With the highest reserve margin in the region, many expect to see Qatar taking a larger role in the regional power supply sector, through the GCC Interconnector. Bahrain and Kuwait have purchased power from the state, via the grid, and are understood to be keen to continue to purchase power from their energy-rich neighbour. A framework for bilateral electricity trading agreements has just been developed by the GCC Interconnection Authority, with support from UK law firm Norton Rose and US economic consultant National Economic Research Associates (NERA). “The bilateral agreements have been written and we are awaiting final approval from the six member states,” an official tells MEED. “Once received, the templates will be sent to the concerned utilities for their use.”
In the longer-term, Qatar General Electricity &Water Corporation (Kahramaa) forecasts that its current capacity building will see it through to 2015, when another major power station will be required. This is expected to be another 2,000MW gas-fired power station, matching the recently completed Mesaieed A power plant in terms of size. Known as Facility D, the new project is set to be tendered in 2011, for construction to begin in 2013. Further expansion at Ras Laffan is also expected.
Kahramaa has been a prolific client in the transmission and distribution sector. Projects in the ninth phase of its upgrade system are under construction, including a $750m contract to build 22 new substations and upgrade a further eight, awarded to Siemens and Hyosung Ebara. Contracts for phase 10 will be awarded in 2011.
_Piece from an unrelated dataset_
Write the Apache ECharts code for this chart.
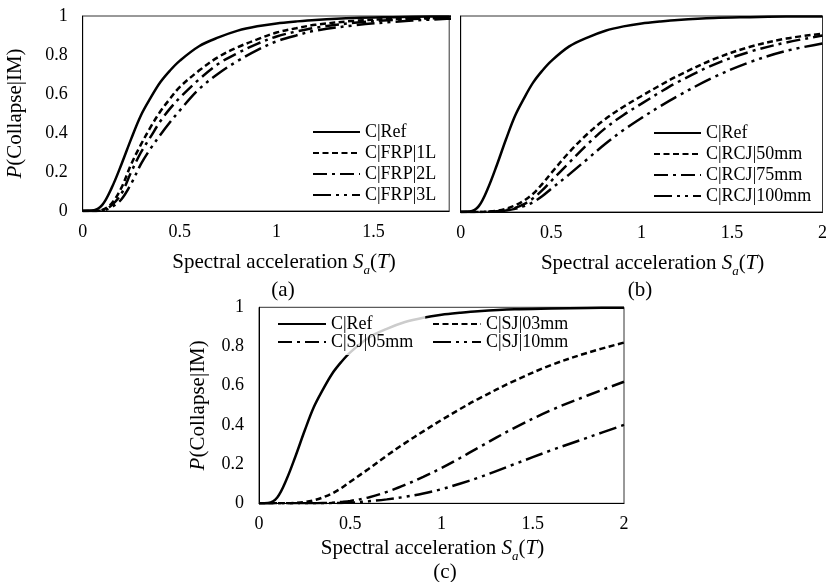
<!DOCTYPE html>
<html>
<head>
<meta charset="utf-8">
<script src="https://cdn.jsdelivr.net/npm/echarts@6/dist/echarts.min.js"></script>
<style>html,body{margin:0;padding:0;background:#fff}#c{width:830px;height:582px}</style>
</head>
<body>
<div id="c"></div>
<script>
// Spectral acceleration sample points
const sa = [0,0.05,0.1,0.15,0.2,0.25,0.3,0.35,0.4,0.45,0.5,0.6,0.7,0.8,0.9,1.0,1.1,1.2,1.4,1.6,1.8,2.0];
// Collapse probabilities
const refP   = [0,0.002,0.03,0.12,0.24,0.37,0.49,0.58,0.66,0.72,0.77,0.845,0.89,0.925,0.947,0.962,0.972,0.98,0.99,0.994,0.997,0.998];
const frp1L  = [0,0,0.005,0.04,0.12,0.24,0.34,0.43,0.51,0.575,0.635,0.72,0.79,0.84,0.88,0.915,0.937,0.955,0.975,0.985,0.99,0.995];
const frp2L  = [0,0,0.003,0.03,0.09,0.2,0.3,0.38,0.46,0.525,0.58,0.675,0.755,0.81,0.857,0.895,0.92,0.94,0.965,0.98,0.988,0.993];
const frp3L  = [0,0,0.002,0.02,0.06,0.14,0.24,0.32,0.39,0.455,0.515,0.625,0.705,0.77,0.825,0.87,0.9,0.925,0.952,0.97,0.982,0.99];
const rcj50  = [0,0,0,0.002,0.006,0.016,0.033,0.058,0.093,0.142,0.198,0.305,0.398,0.475,0.537,0.592,0.645,0.695,0.78,0.843,0.885,0.91];
const rcj75  = [0,0,0,0.001,0.004,0.01,0.021,0.04,0.07,0.11,0.158,0.252,0.345,0.428,0.495,0.553,0.61,0.663,0.752,0.818,0.865,0.90];
const rcj100 = [0,0,0,0.001,0.003,0.008,0.016,0.03,0.05,0.08,0.118,0.192,0.27,0.348,0.418,0.48,0.538,0.592,0.688,0.765,0.822,0.86];
const sj03   = [0,0,0,0,0.002,0.006,0.015,0.03,0.05,0.077,0.11,0.175,0.243,0.307,0.367,0.425,0.48,0.532,0.625,0.705,0.768,0.82];
const sj05   = [0,0,0,0,0,0,0,0.001,0.003,0.007,0.012,0.03,0.058,0.094,0.135,0.18,0.23,0.283,0.385,0.475,0.55,0.62];
const sj10   = [0,0,0,0,0,0,0,0,0.001,0.002,0.003,0.01,0.02,0.033,0.05,0.072,0.1,0.13,0.2,0.27,0.335,0.40];
const panelLabels = ['(a)','(b)','(c)'];

const FONT = 'Liberation Serif';
const pairs = arr => sa.map((x,i)=>[x,arr[i]]);
const styles = {
  solid: 'solid',
  dash: [6,3.5],
  dashDot: [14,5,3,5],
  dashDotDot: [18,5,3,5,3,5]
};
function mk(name, arr, idx, st){
  return {
    name, type:'line', xAxisIndex:idx, yAxisIndex:idx, data:pairs(arr),
    symbol:'none', smooth:0.35,
    lineStyle:{color:'#000', width:2.5, type:styles[st], cap:'butt'},
    itemStyle:{color:'#000'}, z:2
  };
}
const xName = '{t|Spectral acceleration }{i|S}{s|a}{t|(}{i|T}{t|)}';
function xNameStyle(pad){
  return {
    fontFamily:FONT, fontSize:21, color:'#000', padding:pad,
    rich:{
      t:{fontFamily:FONT,fontSize:21,color:'#000',lineHeight:30},
      i:{fontFamily:FONT,fontSize:21,fontStyle:'italic',color:'#000',lineHeight:30},
      s:{fontFamily:FONT,fontSize:13,fontStyle:'italic',color:'#000',lineHeight:12,verticalAlign:'bottom'}
    }
  };
}
const yName = '{i|P}{t|(Collapse|IM)}';
const yNameStyle = {
  fontFamily:FONT, fontSize:21, color:'#000',
  rich:{
    t:{fontFamily:FONT,fontSize:21,color:'#000'},
    i:{fontFamily:FONT,fontSize:21,fontStyle:'italic',color:'#000'}
  }
};
const lblX = {fontFamily:FONT,fontSize:18,color:'#000',margin:12,
  formatter:v=> (Math.abs(v*2-Math.round(v*2))<1e-6 ? String(v) : '')};
const lblY = {fontFamily:FONT,fontSize:18,color:'#000',margin:15};
function xAx(idx,max,gap,pad){
  return {type:'value',gridIndex:idx,min:0,max:max,interval:0.5,
    axisLine:{show:true,lineStyle:{color:'#000',width:1}},axisTick:{show:false},splitLine:{show:false},
    axisLabel:lblX,name:xName,nameLocation:'middle',nameGap:gap,nameTextStyle:xNameStyle(pad)};
}
function yAx(idx,showLbl){
  const o = {type:'value',gridIndex:idx,min:0,max:1,interval:0.2,
    axisLine:{show:true,lineStyle:{color:'#000',width:1}},axisTick:{show:false},splitLine:{show:false},
    axisLabel:Object.assign({show:showLbl},lblY)};
  if(showLbl){ o.name=yName; o.nameLocation='middle'; o.nameRotate=90; o.nameGap = idx===0?57:50; o.nameTextStyle=yNameStyle; }
  return o;
}
const legText = {fontFamily:FONT,fontSize:18,color:'#000'};
const legItem = {color:'rgba(0,0,0,0)',borderWidth:0,opacity:0};
const gridBase = {show:true,borderColor:'#333',borderWidth:1,backgroundColor:'transparent'};

const option = {
  animation:false,
  backgroundColor:'#fff',
  grid:[
    Object.assign({left:82.7,top:16,width:366.5,height:195},gridBase),
    Object.assign({left:460.7,top:16,width:365.3,height:196},gridBase),
    Object.assign({left:259,top:307.3,width:365,height:196},gridBase)
  ],
  xAxis:[xAx(0,1.89,36,[0,0,0,36]),xAx(1,2,36,[0,0,0,22]),xAx(2,2,30,[0,18,0,0])],
  yAxis:[yAx(0,true),yAx(1,false),yAx(2,true)],
  legend:[
    {orient:'vertical',left:312,top:123,itemWidth:47,itemHeight:14,itemGap:3,padding:0,textStyle:legText,itemStyle:legItem,
     data:['C|Ref','C|FRP|1L','C|FRP|2L','C|FRP|3L']},
    {orient:'vertical',left:653,top:124,itemWidth:47,itemHeight:14,itemGap:3,padding:0,textStyle:legText,itemStyle:legItem,
     data:['C|Ref ','C|RCJ|50mm','C|RCJ|75mm','C|RCJ|100mm']},
    {orient:'vertical',left:262,top:309,itemWidth:48,itemHeight:14,itemGap:0,padding:[6,12,4,15],
     backgroundColor:'rgba(255,255,255,0.8)',textStyle:legText,itemStyle:legItem,
     data:['C|Ref  ','C|SJ|05mm']},
    {orient:'vertical',left:432,top:315,itemWidth:48,itemHeight:14,itemGap:0,padding:0,textStyle:legText,itemStyle:legItem,
     data:['C|SJ|03mm','C|SJ|10mm']}
  ],
  series:[
    mk('C|Ref',refP,0,'solid'),
    mk('C|FRP|1L',frp1L,0,'dash'),
    mk('C|FRP|2L',frp2L,0,'dashDot'),
    mk('C|FRP|3L',frp3L,0,'dashDotDot'),
    mk('C|Ref ',refP,1,'solid'),
    mk('C|RCJ|50mm',rcj50,1,'dash'),
    mk('C|RCJ|75mm',rcj75,1,'dashDot'),
    mk('C|RCJ|100mm',rcj100,1,'dashDotDot'),
    mk('C|Ref  ',refP,2,'solid'),
    mk('C|SJ|03mm',sj03,2,'dash'),
    mk('C|SJ|05mm',sj05,2,'dashDot'),
    mk('C|SJ|10mm',sj10,2,'dashDotDot')
  ],
  graphic:[
    {type:'text',x:283,y:290,style:{text:panelLabels[0],font:'21px "Liberation Serif"',fill:'#000',textAlign:'center',textVerticalAlign:'middle'}},
    {type:'text',x:640,y:290,style:{text:panelLabels[1],font:'21px "Liberation Serif"',fill:'#000',textAlign:'center',textVerticalAlign:'middle'}},
    {type:'text',x:445,y:572,style:{text:panelLabels[2],font:'21px "Liberation Serif"',fill:'#000',textAlign:'center',textVerticalAlign:'middle'}}
  ]
};
const chart = echarts.init(document.getElementById('c'),null,{renderer:'canvas'});
chart.setOption(option);
</script>
</body>
</html>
Sufficient water supply in Qatar
In terms of desalination, demand for water averaged 220 million g/d in 2010 which is below the installed capacity of 236 million g/d. The arrival of an additional 43 million g/d in April, from Ras Laffan C, is a much needed development in the sector, which will then have an installed capacity of 279 million g/d. Ras Laffan C currently produces 20 million g/d. When completed, the total capacity of 63 million g/d will make it the country’s largest desalination plant followed by Ras Laffan B, with 60 million g/d and Ras Abu Fontas A1, which desalinates 45 million g/d.
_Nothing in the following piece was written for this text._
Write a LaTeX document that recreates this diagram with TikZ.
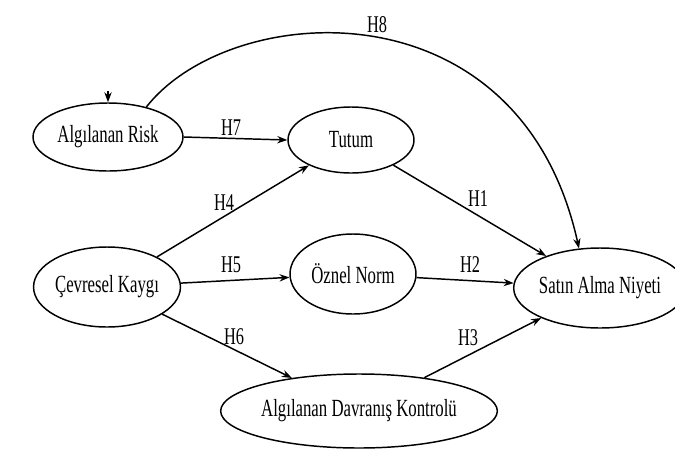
\documentclass[tikz,border=0pt]{standalone}
\usepackage{fontspec}
\setmainfont[FakeStretch=0.68]{Liberation Serif}
\usetikzlibrary{shapes.geometric,arrows.meta}
\tikzset{
  var/.style={draw, ellipse, line width=1.1pt, inner sep=0pt, font=\fontsize{18.5}{20}\selectfont},
  hyp/.style={font=\fontsize{18}{19}\selectfont, inner sep=0pt},
  arr/.style={-{Stealth[length=7.5pt,width=5.5pt]}, line width=1.1pt}
}
\begin{document}
\begin{tikzpicture}[x=0.75pt,y=-0.75pt]
    \useasboundingbox (0,0) rectangle (675,472);

    \node[var, minimum width=112.5pt, minimum height=51pt] (risk) at (108,137) {Algılanan Risk};
    \node[var, minimum width=94.5pt, minimum height=49.5pt] (tutum) at (351,140) {Tutum};
    \node[var, minimum width=108pt, minimum height=60pt] (cevre) at (107,287) {Çevresel Kaygı};
    \node[var, minimum width=94.5pt, minimum height=60pt] (oznel) at (353,274) {Öznel Norm};
    \node[var, minimum width=108pt, minimum height=60pt] (satin) at (600,288) {Satın Alma Niyeti};
    \node[var, minimum width=204pt, minimum height=55.5pt] (adk) at (359,411) {Algılanan Davranış Kontrolü};

    \coordinate (tick) at (108,91);
    \draw[arr] (tick) -- (risk.north);

    \draw[arr] (risk.east) -- (tutum.west);
    \draw[arr] (cevre) -- (tutum);
    \draw[arr] (tutum) -- (satin);
    \draw[arr] (cevre) -- (oznel);
    \draw[arr] (oznel) -- (satin);
    \draw[arr] (cevre) -- (adk);
    \draw[arr] (adk) -- (satin);
    \draw[arr] (risk.38) .. controls (230,0) and (520,-20) .. (satin.118);

    \node[hyp] (h1) at (478,199) {H1};
    \node[hyp] (h2) at (470,265) {H2};
    \node[hyp] (h3) at (468,338) {H3};
    \node[hyp] (h4) at (224,203) {H4};
    \node[hyp] (h5) at (231,265) {H5};
    \node[hyp] (h6) at (234,337) {H6};
    \node[hyp] (h7) at (231,128) {H7};
    \node[hyp] (h8) at (377,25) {H8};
\end{tikzpicture}
\end{document}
Qatar has demonstrated its ability to ensure supply outpaces demand in the power sector. The tiny Gulf state leads the way for the region, with its enormous reserve margins and ample available resources to sell into the GCC grid. Its accurate forecasting and long-term planning means that despite the ambitious project schedule, supply should continue to exceed demand all the way to the World Cup in 2022.